1. It is a unlikely that that learning algorithm will be able to find a set of parameters for which the cost function comes out to be exactly zero. Thus Trying to achieve this in the condition of while loop is not practical and would take forever to calculate and wont provide any answers. 


2. To solve this in Univariate Linear Regression we tried to check that the new cost that comes out on gradient descent is lesser than pervious cost and stop wherever it starts to overshoot but in Bivariate we cant do this also as it will also take a lot of time and is impractical.
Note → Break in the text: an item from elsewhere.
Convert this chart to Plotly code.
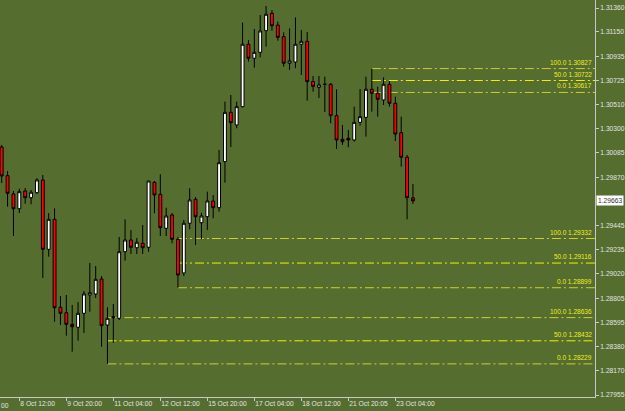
import plotly.graph_objects as go

# ---------------- data (H4 bars) ----------------
bar_index = list(range(71))

opens = [1.30137, 1.29885, 1.29724, 1.29594, 1.29750, 1.29691, 1.29735, 1.29847, 1.29237, 1.29501,
         1.28727, 1.28679, 1.28577, 1.28551, 1.28674, 1.28835, 1.28844, 1.28976, 1.28571, 1.28644,
         1.28630, 1.29216, 1.29319, 1.29251, 1.29290, 1.29255, 1.29827, 1.29721, 1.29422, 1.29539,
         1.29325, 1.29029, 1.29466, 1.29677, 1.29471, 1.29524, 1.29662, 1.29603, 1.30008, 1.30442,
         1.30331, 1.30492, 1.31041, 1.30918, 1.30970, 1.31160, 1.31313, 1.31210, 1.31108, 1.30874,
         1.30885, 1.31041, 1.31067, 1.30713, 1.30662, 1.30689, 1.30689, 1.30413, 1.30205, 1.30214,
         1.30199, 1.30354, 1.30398, 1.30645, 1.30610, 1.30551, 1.30689, 1.30522, 1.30263, 1.30047,
         1.29690]

highs = [1.30155, 1.29926, 1.29750, 1.29770, 1.29776, 1.29759, 1.29862, 1.29891, 1.29556, 1.29598,
         1.28826, 1.28835, 1.28747, 1.28773, 1.28870, 1.29117, 1.29090, 1.29002, 1.28727, 1.28756,
         1.29345, 1.29501, 1.29407, 1.29337, 1.29451, 1.29838, 1.29838, 1.29897, 1.29603, 1.29556,
         1.29345, 1.29495, 1.29774, 1.29697, 1.29559, 1.29744, 1.29715, 1.30111, 1.30536, 1.30595,
         1.30536, 1.31231, 1.31078, 1.31175, 1.31298, 1.31378, 1.31342, 1.31240, 1.31146, 1.31181,
         1.31278, 1.31166, 1.31149, 1.30762, 1.30762, 1.30756, 1.30700, 1.30645, 1.30331, 1.30287,
         1.30492, 1.30647, 1.30756, 1.30827, 1.30668, 1.30750, 1.30718, 1.30580, 1.30404, 1.30067,
         1.29812]

lows = [1.29820, 1.29612, 1.29354, 1.29556, 1.29638, 1.29633, 1.29724, 1.28985, 1.29172, 1.28600,
        1.28571, 1.28477, 1.28336, 1.28433, 1.28501, 1.28688, 1.28809, 1.28380, 1.28229, 1.28415,
        1.28615, 1.29137, 1.29196, 1.29196, 1.29196, 1.29216, 1.29554, 1.29354, 1.29354, 1.29290,
        1.28899, 1.29002, 1.29413, 1.29275, 1.29325, 1.29407, 1.29510, 1.29568, 1.29823, 1.30137,
        1.30302, 1.30485, 1.30888, 1.30835, 1.30926, 1.31020, 1.31160, 1.31072, 1.30844, 1.30815,
        1.30830, 1.30771, 1.30544, 1.30624, 1.30568, 1.30445, 1.30346, 1.30120, 1.30155, 1.30135,
        1.30184, 1.30325, 1.30228, 1.30448, 1.30404, 1.30507, 1.30492, 1.30190, 1.29964, 1.29501,
        1.29636]

closes = [1.29882, 1.29730, 1.29594, 1.29744, 1.29691, 1.29739, 1.29847, 1.29237, 1.29501, 1.28723,
          1.28674, 1.28577, 1.28556, 1.28674, 1.28844, 1.28855, 1.28973, 1.28565, 1.28630, 1.28635,
          1.29216, 1.29319, 1.29255, 1.29299, 1.29251, 1.29838, 1.29715, 1.29427, 1.29530, 1.29325,
          1.29011, 1.29466, 1.29671, 1.29524, 1.29530, 1.29662, 1.29603, 1.29999, 1.30442, 1.30351,
          1.30492, 1.31041, 1.30918, 1.30970, 1.31158, 1.31305, 1.31204, 1.31102, 1.30874, 1.30894,
          1.31041, 1.31067, 1.30712, 1.30671, 1.30683, 1.30688, 1.30413, 1.30199, 1.30184, 1.30199,
          1.30354, 1.30404, 1.30645, 1.30610, 1.30557, 1.30689, 1.30522, 1.30251, 1.30047, 1.29691,
          1.29663]

current_price = 1.29663

# time-axis ticks (bar index) and labels
x_tick_bars = [3, 11, 19, 27, 35, 43, 51, 59, 67]
x_tick_labels = ["8 Oct 12:00", "9 Oct 20:00", "11 Oct 04:00", "12 Oct 12:00", "15 Oct 20:00",
                 "17 Oct 04:00", "18 Oct 12:00", "21 Oct 20:05", "23 Oct 04:00"]
x_edge_label = "00"   # tail of the previous time label, cut by the left edge

# price-axis ticks
y_ticks = [1.31360, 1.31150, 1.30935, 1.30725, 1.30510, 1.30300, 1.30085, 1.29870,
           1.29445, 1.29235, 1.29020, 1.28805, 1.28595, 1.28380, 1.28170, 1.27955]

# Fibonacci retracements: names, price levels, anchor bar
fib_names = ["100.0", "50.0", "0.0"]
fib_top = [1.30827, 1.30722, 1.30617]
fib_mid = [1.29332, 1.29116, 1.28899]
fib_low = [1.28636, 1.28432, 1.28229]
fib_anchor_bars = [63, 30, 18]

# ---------------- styling ----------------
BG = "#556D2F"
AXIS = "#c8c8c8"
TXT = "#e4e4e4"
FONT = "Liberation Sans"
FS = 6.7
FIB_FS = 6.5
X_RANGE = [-0.289, 100.988]
Y_RANGE = [1.279376, 1.314304]
fib_line_colors = ["#cfcf30", "#f2f200", "#cfcf30"]
fib_text_color = "#eeee1e"

fig = go.Figure()
fig.add_trace(go.Candlestick(
    x=bar_index, open=opens, high=highs, low=lows, close=closes,
    increasing=dict(fillcolor="#ffffff", line=dict(color="#000000", width=1)),
    decreasing=dict(fillcolor="#ff0000", line=dict(color="#000000", width=1)),
    whiskerwidth=0, hoverinfo="skip", showlegend=False,
))

shapes = []
annotations = []
for levels, anchor in zip([fib_top, fib_mid, fib_low], fib_anchor_bars):
    for name, lvl, col in zip(fib_names, levels, fib_line_colors):
        shapes.append(dict(type="line", xref="x", yref="y", x0=anchor, x1=X_RANGE[1],
                           y0=lvl, y1=lvl, layer="below",
                           line=dict(color=col, width=1, dash="9px,3px,2px,3px")))
        annotations.append(dict(xref="paper", yref="y", x=1, y=lvl, xanchor="right",
                                yanchor="bottom", xshift=-1, yshift=1,
                                text=f"{name} {lvl:.5f}", showarrow=False,
                                font=dict(family=FONT, size=FIB_FS, color=fib_text_color)))

annotations.append(dict(xref="paper", yref="paper", x=0, y=0, yanchor="top", xanchor="left",
                        yshift=-3, xshift=-1, text=x_edge_label, showarrow=False,
                        font=dict(family=FONT, size=FS, color=TXT)))

# current price marker on the price scale
annotations.append(dict(xref="paper", yref="y", x=1, y=current_price, xanchor="left",
                        yanchor="middle", xshift=1, text=f"{current_price:.5f}",
                        showarrow=False, bgcolor="#ffffff", borderpad=1,
                        font=dict(family=FONT, size=FS, color="#303030")))

fig.update_layout(
    width=625, height=411,
    margin=dict(l=0, r=30, t=0, b=14, autoexpand=False),
    paper_bgcolor=BG, plot_bgcolor=BG,
    showlegend=False,
    shapes=shapes, annotations=annotations,
    xaxis=dict(range=X_RANGE, rangeslider=dict(visible=False), showgrid=False,
               zeroline=False, showline=True, linecolor=AXIS, linewidth=1,
               ticks="outside", ticklen=3, tickcolor=AXIS, tickangle=0, automargin=False,
               tickvals=x_tick_bars, ticktext=x_tick_labels,
               ticklabelposition="outside right",
               tickfont=dict(family=FONT, size=FS, color=TXT)),
    yaxis=dict(range=Y_RANGE, side="right", showgrid=False, zeroline=False,
               showline=True, linecolor=AXIS, linewidth=1, automargin=False,
               ticks="outside", ticklen=3, tickcolor=AXIS, ticklabelstandoff=0,
               tickvals=y_ticks, ticktext=[f"{v:.5f}" for v in y_ticks],
               tickfont=dict(family=FONT, size=FS, color=TXT)),
)

fig.write_html("out.html")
3. A better way to do it in Bivariate or Multivariate is to run the algorithm for as long as time allows. The longer the algorithm runs, the better the solution it will predict. Once the computational time runs out, take the last values of parameters that the learning algorithm predicted as final answer. Or you can set the program to run for a certain number of iterations and once it has done that it can print the final answer.


4. The learning algorithm  highly depend upton the learning rate and improper selection of learning rate will lead to errors. Always check the learning rate by checking it again and again and changing values.